Lettre à Henry Vizetelly, 24 mars 1887.

« Rognes est inventé, et je me suis servi d’un village, Romilly-en-Beauce, en le modifiant. »
Lettre à Jacques van Santen Kolff, 7 juillet 1887.

« Si La Terre n’a pas paru et ne paraitra que le 15 novembre, c’est tout simplement que le volume n’est pas prêt. J’ai été pris de grandes paresses, j’ai traîné pour les corrections littéraire que j’ai l’habitude de faire sur les feuilletons ; et c’est ainsi que les épreuves sont restées sur ma table de travail. Je n’étais pas fâché d’autre part de laisser un peu le calme se faire, avant de lancer le volume. Jamais je n’ai eu l’idée d’écrire une préface. Mon livre se défendra tout seul et vaincra, s’il doit vaincre. J’en suis content, je crois qu’un retour d’opinion se produira en sa faveur. »
Lettre à Jacques van Santen Kolff, 30 octobre 1887.
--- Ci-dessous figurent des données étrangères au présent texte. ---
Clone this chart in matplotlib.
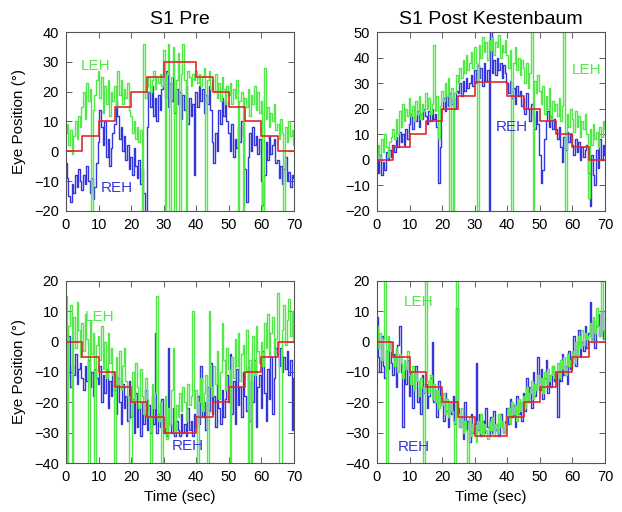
import numpy as np
import matplotlib.pyplot as plt

plt.rcParams['font.family'] = ['Liberation Sans', 'DejaVu Sans']

# sampling interval of the eye traces (sec)
dt = 0.5

# target steps (red), times of step onsets
step_t = [0, 5, 10, 15, 20, 25, 30, 35, 40, 45, 50, 55, 60, 65, 70]
target_pre = [0, 5, 10, 15, 20, 25, 30, 30, 25, 20, 15, 10, 5, 0, 0]
target_post = [0, 5, 10, 15, 20, 25, 30.5, 30.5, 25, 20, 15, 10, 5, 0, 0]
target_pre_dn = [0, -5, -10, -15, -20, -25, -30, -30, -25, -20, -15, -10, -5, 0, 0]
target_post_dn = [0, -5, -10, -15, -20, -25, -31, -31, -25, -20, -15, -10, -5, 0, 0]

# S1 Pre, upward sweep
reh_pre_up = [
    -4, -9, -15, -17, -11, -14, -8, -12, -6, -10,
    -13, -8, -11, -5, -10, -14, -9, -16, -12, -4,
    3, 14, 8, 2, 10, -2, 4, -5, 1, 6,
    9, 17, 12, 4, 8, 0, 5, -3, 2, -6,
    -2, -8, 1, -5, -9, -3, -11, -6, -14, -22,
    8, 20, 15, 22, 12, 18, 10, 19, 14, 21,
    26, 18, 27, 15, 23, 17, 25, 13, 21, 16,
    20, 11, 19, 14, 22, 9, 18, 12, 16, -8,
    20, 15, 22, 17, 21, 13, 19, 16, 22, 14,
    3, -4, 6, 0, 14, 9, 18, 12, 17, 10,
    6, 0, 9, -2, 4, 1, 8, 3, 10, 5,
    -6, -17, -2, 6, 0, 8, 2, 5, -1, 4,
    -10, -18, -8, 3, -3, 5, -1, 2, 4, -4,
    -3, -9, -5, -11, -6, -2, -10, -7, -12, -8, -9]
leh_pre_up = [
    6, 9, 2, 7, -1, 5, 10, 4, 12, 8,
    15, 20, 11, 23, 17, 21, -22, 14, 19, 24,
    27, 18, 25, 13, 22, 16, 24, 12, 20, 17,
    22, 15, 27, 19, 24, 16, 21, 18, 23, 14,
    12, 6, 10, 4, 8, 3, 7, -22, 36, 18,
    22, 25, 20, 24, 27, 21, 25, 23, 26, 22,
    34, -22, 26, 36, -22, 25, 35, -22, 24, 33,
    -22, 26, 36, 24, -22, 27, 25, 22, 26, 24,
    27, 23, 26, 22, 25, 28, -22, 24, 27, 21,
    24, 20, 26, 18, 23, 17, 25, 21, 16, 22,
    19, 23, 16, 21, 18, 24, -22, 17, 20, -22,
    18, 15, 21, 12, 19, 16, 22, 14, 20, 13,
    17, -22, 28, 11, 15, 8, 13, 10, 16, 7,
    9, 4, 11, 6, -22, 8, 3, 10, 5, 7, 2]

# S1 Post Kestenbaum, upward sweep
reh_post_up = [
    0, -5, 2, -6, -1, -4, 3, 0, 4, 1,
    6, 3, 9, 5, 11, 7, 10, 6, 12, 8,
    14, 18, 12, 17, 15, 19, 13, 18, 16, 20,
    17, 14, 19, 15, 20, 16, 18, 13, -9, 5,
    20, 24, 19, 25, 21, 26, 22, 24, 20, 27,
    26, 30, 25, 31, 27, 32, 28, 30, 33, 29,
    35, 30, 37, 32, 36, 29, 38, 31, 35, -22,
    52, 34, 39, 33, 40, 35, 38, 32, 37, 34,
    30, 26, 31, 24, 28, 22, 29, 25, 27, 21,
    24, 18, 26, 20, 15, 22, 17, 12, 19, 14,
    2, -9, -4, 8, 15, 19, 13, 17, 12, 16,
    12, 8, 13, 5, -1, 9, 4, 11, 7, 10,
    6, 2, 8, 3, 7, 0, 5, 1, 4, 6,
    -5, -18, 2, -6, -10, 4, -3, 8, 0, 6, 2]
leh_post_up = [
    2, 6, 0, 8, 3, 10, 5, 1, 7, 9,
    12, 8, 16, 10, 19, 13, 22, 15, 20, 17,
    24, 17, 21, 15, 23, 18, 25, 16, 22, 19,
    26, 20, 24, 18, 22, 45, 19, 25, 8, 21,
    27, 23, 30, 25, 32, -22, 28, -22, 26, 33,
    30, 36, 32, 39, 34, 41, 35, 38, 42, 36,
    44, 38, -22, 45, 40, 48, 42, 46, 39, 47,
    43, 48, 41, 46, 44, 49, 40, 45, 42, 47,
    41, 36, 43, -22, 38, 44, 35, 40, 33, 39,
    36, 30, 38, 28, 34, 52, -22, 31, 26, 33,
    27, 22, 29, 18, 25, 20, 28, 16, 23, 19,
    22, 17, 24, 15, 21, 52, -22, 18, 13, 20,
    16, 11, 19, 13, 17, 9, 15, 12, 18, 10,
    -15, 12, 6, 14, 8, 11, 5, 13, 9, 15, 12]

# S1 Pre, downward sweep
reh_pre_dn = [
    -5, -12, 2, -15, -8, -11, -4, -14, -9, -7,
    -12, -16, -8, -13, -6, -15, -10, -18, -9, -12,
    -14, -8, -20, -11, -17, -9, -22, -13, -18, -10,
    -16, -24, -12, -20, -27, -14, -22, -18, -26, -13,
    -25, -19, -30, -17, -28, -22, -31, -20, -27, -16,
    -29, -21, -30, -18, -27, 3, -30, -24, -28, -19,
    -30, -25, -31, -2, -27, -30, -22, -31, -26, -29,
    -31, -24, -30, -27, -31, -22, -29, -26, -31, -24,
    -28, -18, -27, -8, -25, -20, -29, -15, -23, -7,
    -24, -18, -28, -14, -22, -27, -16, -25, -19, -11,
    -20, -4, -24, -13, -27, -9, -21, -15, -25, -10,
    -18, -23, -8, -26, -13, -20, -6, -28, -15, -11,
    -22, -3, -17, -26, -9, -19, -5, -24, -12, -2,
    -4, -8, -2, -10, -5, -9, -3, -11, -6, -29, -12]
leh_pre_dn = [
    15, -42, 5, 12, -42, 8, -2, 13, 4, -5,
    6, -3, 9, 1, -42, 7, -4, 3, -42, -1,
    2, -6, 5, -9, 0, -12, 3, -7, -2, -11,
    -42, -5, -14, -3, -16, -8, -2, -13, -18, -42,
    -42, -10, -20, -7, -15, -22, -9, -18, -24, -12,
    -19, -25, -42, -14, -22, -17, 15, -26, -20, -42,
    -28, -18, -32, -22, -27, -16, -2, -30, -21, -25,
    -17, -23, -15, -20, -26, -14, -21, -18, 10, -22,
    -16, -42, -20, -12, -23, -17, -11, -42, 10, -15,
    -18, -8, -14, -3, -19, -10, 6, -6, -16, -2,
    -9, -42, -5, -12, 1, -8, 3, -13, -4, -1,
    -10, 4, -42, -6, -42, 2, -11, 5, -3, -7,
    0, -8, 6, -2, 9, -5, 3, 8, -4, 1,
    16, -42, -42, 4, 12, -1, 7, 14, 2, 10, 0]

# S1 Post Kestenbaum, downward sweep
reh_post_dn = [
    8, -5, -10, 2, -8, -12, -3, -9, 0, -7,
    -11, -4, -15, -1, 5, -10, -28, -8, -14, -6,
    -18, -10, -22, -13, -8, -20, -15, -24, -11, -17,
    -14, -22, -18, -12, 0, -20, -16, -25, -13, -21,
    -19, -26, -17, -23, -28, -20, -24, -18, -27, 11,
    -22, -28, -25, -32, -20, -29, -26, -33, -24, -30,
    -27, -7, -29, -24, -31, -26, -30, -22, -28, -31,
    -25, -30, -23, -29, -27, -31, -24, -28, -30, -26,
    -22, -27, -19, -25, -21, -28, -18, -24, -20, -26,
    -17, -23, -12, -20, -15, -22, -10, -18, -14, -5,
    -16, -9, -19, -12, -6, -17, -11, -15, -8, -13,
    -10, -25, -7, -13, -4, -11, -8, -14, -3, -9,
    -6, 2, -8, -1, 4, -5, 0, -3, 5, -2,
    3, 13, 1, 7, -2, 5, 9, 2, 10, 1, 4]
leh_post_dn = [
    5, -2, 3, -6, 1, 22, -42, 2, -3, 0,
    -5, -8, -2, -10, -4, -7, -12, -6, -9, -3,
    -11, -14, -8, -16, -10, -13, -18, -12, -15, -42,
    22, -13, -17, -11, -19, -14, -20, -16, -22, -18,
    -21, -17, -24, -19, -25, -20, -23, -26, -42, 22,
    -24, -28, -22, -30, -26, -29, -42, -25, -31, -27,
    -28, -33, -26, -30, -24, -31, -27, -29, -32, -26,
    -29, -25, -31, -27, -30, -24, -28, -26, -30, -27,
    -25, -22, -27, -20, -24, -21, -26, -19, -23, -20,
    -18, -22, -15, -20, -17, -13, -19, -14, -16, -11,
    -15, -12, -17, -10, -14, -9, -13, -11, -8, -12,
    -10, -7, -12, -6, -9, -5, -11, -4, -8, -6,
    -3, -7, 0, -5, 2, -2, 4, -1, 3, 1,
    2, 6, 0, 8, 3, 11, 5, 2, 20, 4, 1]

titles = ['S1 Pre', 'S1 Post Kestenbaum']
ylims = [(-20, 40), (-20, 50), (-40, 20), (-40, 20)]

c_leh = '#52e84a'
c_reh = '#3535dc'
c_tgt = '#e02a2a'

fig = plt.figure(figsize=(6.22, 5.12), dpi=100)
pos = [[0.1061, 0.5879, 0.3666, 0.3496],
       [0.6061, 0.5879, 0.3666, 0.3496],
       [0.1061, 0.0957, 0.3666, 0.3555],
       [0.6061, 0.0957, 0.3666, 0.3555]]

panels = [
    (reh_pre_up, leh_pre_up, target_pre),
    (reh_post_up, leh_post_up, target_post),
    (reh_pre_dn, leh_pre_dn, target_pre_dn),
    (reh_post_dn, leh_post_dn, target_post_dn),
]

# label placement (t, y) for LEH and REH text
leh_xy = [(9.2, 28.6), (64.2, 35.1), (10.4, 8.1), (12.9, 13.1)]
reh_xy = [(15.5, -12.3), (41.4, 12.8), (37.5, -34.4), (11.4, -34.7)]

for k, (reh, leh, tgt) in enumerate(panels):
    ax = fig.add_axes(pos[k])
    t = np.arange(len(reh)) * dt
    # eye traces drawn as sample-and-hold, like the recorder output
    ax.plot(t, reh, color=c_reh, lw=1.0, drawstyle='steps-mid')
    ax.plot(t, leh, color=c_leh, lw=1.0, drawstyle='steps-mid')
    ax.plot(step_t, tgt, color=c_tgt, lw=1.2, drawstyle='steps-post')

    ax.set_xlim(0, 70)
    ax.set_ylim(*ylims[k])
    ax.set_xticks(range(0, 71, 10))
    ax.set_yticks(range(ylims[k][0], ylims[k][1] + 1, 10))
    ax.tick_params(direction='in', top=True, right=True, length=4,
                   width=0.6, labelsize=10.5, color='#444444', pad=5)
    for s in ax.spines.values():
        s.set_color('#555555')
        s.set_linewidth(0.8)

    ax.text(*leh_xy[k], 'LEH', color=c_leh, fontsize=11, ha='center', va='center')
    ax.text(*reh_xy[k], 'REH', color=c_reh, fontsize=11, ha='center', va='center')

    if k < 2:
        ax.set_title(titles[k], fontsize=14, pad=6)
    else:
        ax.set_xlabel('Time (sec)', fontsize=11, labelpad=4)
    if k % 2 == 0:
        ax.set_ylabel('Eye Position (°)', fontsize=11, labelpad=6)

fig.savefig('out.png', dpi=100)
« Il y a de la vigne à la lisière de la Beauce, les vignobles de Montigny, près desquels j’ai placé Rognes, sont superbes. Tous les noms que j’ai employés, sauf celui de Rognes, sont beaucerons. Il n’est pas vrai que la fatigue soit contraire à Vénus : demandez aux physiologistes. Si vous croyez que les paysans ne se reproduisent que le dimanche et le lundi, je vous dirai d’y aller voir. La lutte politique dans les villages n’est point aussi âpre, ouvertement, que vous le pensez : tout s’y passe en manœuvres sourdes. Mes Charles sont copiés sur nature ; et puis, c’est vrai, eux et Jésus-Christ sont la fantaisie du livre. […] La vérité est que l’œuvre est déjà trop touffue, et qu’il y manque pourtant beaucoup de choses. C’est un danger de vouloir tout mettre, d’autant plus qu’on ne met jamais tout. Du reste, c’est là l’arrière-plan, car mon premier plan n’est fait que des Fouan, de Françoise et de Lise : la terre, l’amour, l’argent. »
Lettre à Edmond Lepelletier, 27 novembre 1887.

« Vous ajoutez que notre thèse, à Tolstoï et à moi, est la même, et peut se résumer en ceci : « Le travail de la terre est corrupteur. » Tolstoï, il me semble, protesterait bien haut, et quant à moi, je vous affirme que je n’ai jamais voulu prouver une telle chose, radicalement fausse à mon avis. Ce que je pense, c’est que la petite propriété telle qu’elle existe chez nous, c’est que la suite des faits sociaux qui ont abouti à notre forme sociale nous ont donné notre paysan d’aujourd’hui, avec ses qualités et ses vices. Notre paysan est le prisonnier de sa terre, et non l’homme libre qu’il devrait être. Comment voulez-vous qu’il n’y étouffe pas, dans son ignorance et sa passion unique ? Labourer est très sain, mais à condition qu’on sera le maître et non le forçat du champ, qui ne vous lâche plus, dès qu’on le tient. »
Lettre à Henry Fouquier, 11 février 1888.